## Direction
Transcribe the data in full and exactly, omitting any pictures.

## Recorded information
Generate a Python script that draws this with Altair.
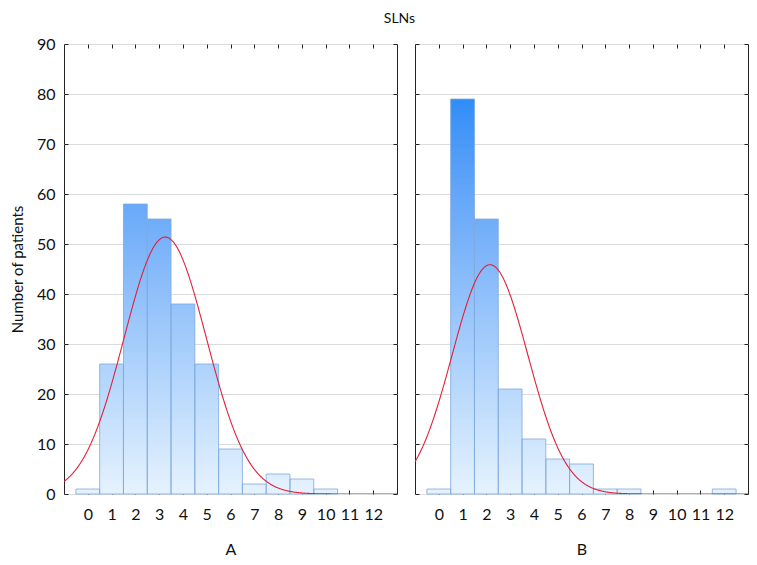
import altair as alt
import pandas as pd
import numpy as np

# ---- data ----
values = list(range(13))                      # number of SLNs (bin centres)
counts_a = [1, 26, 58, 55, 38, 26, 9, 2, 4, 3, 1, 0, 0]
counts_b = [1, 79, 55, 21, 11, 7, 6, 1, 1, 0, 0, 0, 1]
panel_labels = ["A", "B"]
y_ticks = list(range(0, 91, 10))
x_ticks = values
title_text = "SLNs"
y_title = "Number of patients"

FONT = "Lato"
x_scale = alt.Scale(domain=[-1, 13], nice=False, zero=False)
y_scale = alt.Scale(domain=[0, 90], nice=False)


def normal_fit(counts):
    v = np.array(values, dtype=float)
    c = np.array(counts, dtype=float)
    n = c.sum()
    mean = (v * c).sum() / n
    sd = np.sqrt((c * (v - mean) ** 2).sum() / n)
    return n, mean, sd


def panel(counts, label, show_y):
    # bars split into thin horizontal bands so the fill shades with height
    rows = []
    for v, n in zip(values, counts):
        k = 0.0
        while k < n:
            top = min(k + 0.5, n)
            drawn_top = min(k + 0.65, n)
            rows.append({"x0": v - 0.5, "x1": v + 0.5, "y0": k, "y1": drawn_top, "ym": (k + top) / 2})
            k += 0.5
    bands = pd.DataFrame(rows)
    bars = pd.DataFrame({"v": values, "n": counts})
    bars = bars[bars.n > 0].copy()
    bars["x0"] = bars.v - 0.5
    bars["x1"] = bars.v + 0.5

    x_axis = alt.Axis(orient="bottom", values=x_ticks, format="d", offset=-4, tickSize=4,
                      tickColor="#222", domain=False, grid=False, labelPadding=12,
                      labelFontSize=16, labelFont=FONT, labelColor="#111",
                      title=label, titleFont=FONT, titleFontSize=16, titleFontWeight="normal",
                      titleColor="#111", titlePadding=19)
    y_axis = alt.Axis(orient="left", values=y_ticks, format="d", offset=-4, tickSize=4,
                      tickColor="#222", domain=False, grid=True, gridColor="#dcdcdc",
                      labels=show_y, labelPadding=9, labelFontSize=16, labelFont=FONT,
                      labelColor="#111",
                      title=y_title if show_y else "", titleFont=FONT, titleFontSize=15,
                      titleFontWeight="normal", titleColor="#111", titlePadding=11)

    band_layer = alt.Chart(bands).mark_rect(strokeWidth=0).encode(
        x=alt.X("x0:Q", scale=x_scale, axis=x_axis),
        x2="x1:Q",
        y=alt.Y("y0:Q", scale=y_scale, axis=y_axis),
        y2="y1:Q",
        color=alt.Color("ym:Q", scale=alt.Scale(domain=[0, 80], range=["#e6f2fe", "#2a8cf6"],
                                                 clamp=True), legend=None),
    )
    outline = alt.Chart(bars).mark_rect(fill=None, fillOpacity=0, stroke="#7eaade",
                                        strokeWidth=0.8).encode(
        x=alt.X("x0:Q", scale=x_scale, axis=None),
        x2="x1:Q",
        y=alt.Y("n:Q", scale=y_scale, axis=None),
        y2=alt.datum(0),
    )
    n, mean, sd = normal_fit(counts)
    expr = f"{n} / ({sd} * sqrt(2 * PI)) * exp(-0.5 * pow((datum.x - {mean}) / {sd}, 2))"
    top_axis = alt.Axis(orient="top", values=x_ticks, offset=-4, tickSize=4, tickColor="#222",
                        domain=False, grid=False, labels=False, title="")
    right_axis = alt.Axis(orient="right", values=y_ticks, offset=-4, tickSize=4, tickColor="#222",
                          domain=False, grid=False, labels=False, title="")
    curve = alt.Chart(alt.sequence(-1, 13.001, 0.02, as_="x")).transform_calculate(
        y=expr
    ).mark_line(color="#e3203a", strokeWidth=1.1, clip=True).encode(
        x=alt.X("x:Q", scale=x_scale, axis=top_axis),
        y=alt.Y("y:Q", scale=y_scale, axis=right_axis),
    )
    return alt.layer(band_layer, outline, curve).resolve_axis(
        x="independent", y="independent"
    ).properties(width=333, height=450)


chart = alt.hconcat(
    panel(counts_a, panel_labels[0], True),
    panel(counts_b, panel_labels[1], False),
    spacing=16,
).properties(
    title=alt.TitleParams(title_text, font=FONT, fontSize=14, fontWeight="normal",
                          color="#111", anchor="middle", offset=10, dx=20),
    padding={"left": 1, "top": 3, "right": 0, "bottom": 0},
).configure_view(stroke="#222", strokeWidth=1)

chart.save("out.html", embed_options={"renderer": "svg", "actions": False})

## Problem solution
Generate a Python script that draws this with Altair.
import altair as alt
import pandas as pd
import numpy as np

# ---- data ----
values = list(range(13))                      # number of SLNs (bin centres)
counts_a = [1, 26, 58, 55, 38, 26, 9, 2, 4, 3, 1, 0, 0]
counts_b = [1, 79, 55, 21, 11, 7, 6, 1, 1, 0, 0, 0, 1]
panel_labels = ["A", "B"]
y_ticks = list(range(0, 91, 10))
x_ticks = values
title_text = "SLNs"
y_title = "Number of patients"

FONT = "Lato"
x_scale = alt.Scale(domain=[-1, 13], nice=False, zero=False)
y_scale = alt.Scale(domain=[0, 90], nice=False)


def normal_fit(counts):
    v = np.array(values, dtype=float)
    c = np.array(counts, dtype=float)
    n = c.sum()
    mean = (v * c).sum() / n
    sd = np.sqrt((c * (v - mean) ** 2).sum() / n)
    return n, mean, sd


def panel(counts, label, show_y):
    # bars split into thin horizontal bands so the fill shades with height
    rows = []
    for v, n in zip(values, counts):
        k = 0.0
        while k < n:
            top = min(k + 0.5, n)
            drawn_top = min(k + 0.65, n)
            rows.append({"x0": v - 0.5, "x1": v + 0.5, "y0": k, "y1": drawn_top, "ym": (k + top) / 2})
            k += 0.5
    bands = pd.DataFrame(rows)
    bars = pd.DataFrame({"v": values, "n": counts})
    bars = bars[bars.n > 0].copy()
    bars["x0"] = bars.v - 0.5
    bars["x1"] = bars.v + 0.5

    x_axis = alt.Axis(orient="bottom", values=x_ticks, format="d", offset=-4, tickSize=4,
                      tickColor="#222", domain=False, grid=False, labelPadding=12,
                      labelFontSize=16, labelFont=FONT, labelColor="#111",
                      title=label, titleFont=FONT, titleFontSize=16, titleFontWeight="normal",
                      titleColor="#111", titlePadding=19)
    y_axis = alt.Axis(orient="left", values=y_ticks, format="d", offset=-4, tickSize=4,
                      tickColor="#222", domain=False, grid=True, gridColor="#dcdcdc",
                      labels=show_y, labelPadding=9, labelFontSize=16, labelFont=FONT,
                      labelColor="#111",
                      title=y_title if show_y else "", titleFont=FONT, titleFontSize=15,
                      titleFontWeight="normal", titleColor="#111", titlePadding=11)

    band_layer = alt.Chart(bands).mark_rect(strokeWidth=0).encode(
        x=alt.X("x0:Q", scale=x_scale, axis=x_axis),
        x2="x1:Q",
        y=alt.Y("y0:Q", scale=y_scale, axis=y_axis),
        y2="y1:Q",
        color=alt.Color("ym:Q", scale=alt.Scale(domain=[0, 80], range=["#e6f2fe", "#2a8cf6"],
                                                 clamp=True), legend=None),
    )
    outline = alt.Chart(bars).mark_rect(fill=None, fillOpacity=0, stroke="#7eaade",
                                        strokeWidth=0.8).encode(
        x=alt.X("x0:Q", scale=x_scale, axis=None),
        x2="x1:Q",
        y=alt.Y("n:Q", scale=y_scale, axis=None),
        y2=alt.datum(0),
    )
    n, mean, sd = normal_fit(counts)
    expr = f"{n} / ({sd} * sqrt(2 * PI)) * exp(-0.5 * pow((datum.x - {mean}) / {sd}, 2))"
    top_axis = alt.Axis(orient="top", values=x_ticks, offset=-4, tickSize=4, tickColor="#222",
                        domain=False, grid=False, labels=False, title="")
    right_axis = alt.Axis(orient="right", values=y_ticks, offset=-4, tickSize=4, tickColor="#222",
                          domain=False, grid=False, labels=False, title="")
    curve = alt.Chart(alt.sequence(-1, 13.001, 0.02, as_="x")).transform_calculate(
        y=expr
    ).mark_line(color="#e3203a", strokeWidth=1.1, clip=True).encode(
        x=alt.X("x:Q", scale=x_scale, axis=top_axis),
        y=alt.Y("y:Q", scale=y_scale, axis=right_axis),
    )
    return alt.layer(band_layer, outline, curve).resolve_axis(
        x="independent", y="independent"
    ).properties(width=333, height=450)


chart = alt.hconcat(
    panel(counts_a, panel_labels[0], True),
    panel(counts_b, panel_labels[1], False),
    spacing=16,
).properties(
    title=alt.TitleParams(title_text, font=FONT, fontSize=14, fontWeight="normal",
                          color="#111", anchor="middle", offset=10, dx=20),
    padding={"left": 1, "top": 3, "right": 0, "bottom": 0},
).configure_view(stroke="#222", strokeWidth=1)

chart.save("out.html", embed_options={"renderer": "svg", "actions": False})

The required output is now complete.